Burial, Unknown, Co. Dublin
Co. Dublin |
Burial Sites
In 1990, a fisherman working along the bank of the Ward river near Swords, County Dublin, noticed something unusual in the exposed earth beside the water: two human skulls protruding from the riverbank.
It is the kind of discovery that sits awkwardly between the ordinary and the extraordinary, an accidental encounter with the dead that raises far more questions than it answers.
The find was recorded by the National Museum of Ireland and noted in the catalogue compiled by Cahill and Sikora. Only the upper portions of the bodies were recovered, which is not unusual in cases where erosion or water movement has disturbed a burial over time. Rivers are known to unsettle old ground, gradually eating into banks and exposing whatever lies beneath, whether that is natural sediment or, as here, human remains. The precise location of the burial was not recorded with enough accuracy to allow for later identification or excavation, which means the site effectively exists in the historical record as an event rather than a place. Who these individuals were, when they lived, and how they came to be buried beside the Ward river remains entirely unknown.
Swords itself is a town with considerable archaeological depth, and the Ward river corridor has yielded various finds over the years, so the discovery fits, if loosely, into a broader picture of human activity in the area across many centuries.

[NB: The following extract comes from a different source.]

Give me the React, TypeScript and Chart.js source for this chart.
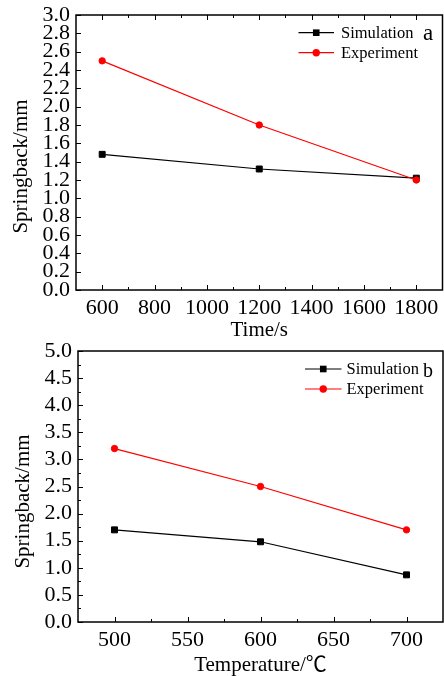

Because the exact location was never pinpointed, there is no specific spot a visitor can seek out. The Ward river runs through and around Swords, and the stretch of bank where the skulls emerged is unmarked and undesignated. For anyone with an interest in the archaeology of north County Dublin, the significance of the find lies less in visiting a place and more in the reminder that the riverbanks of even familiar, well-settled landscapes can hold the unexpected, still only partially understood.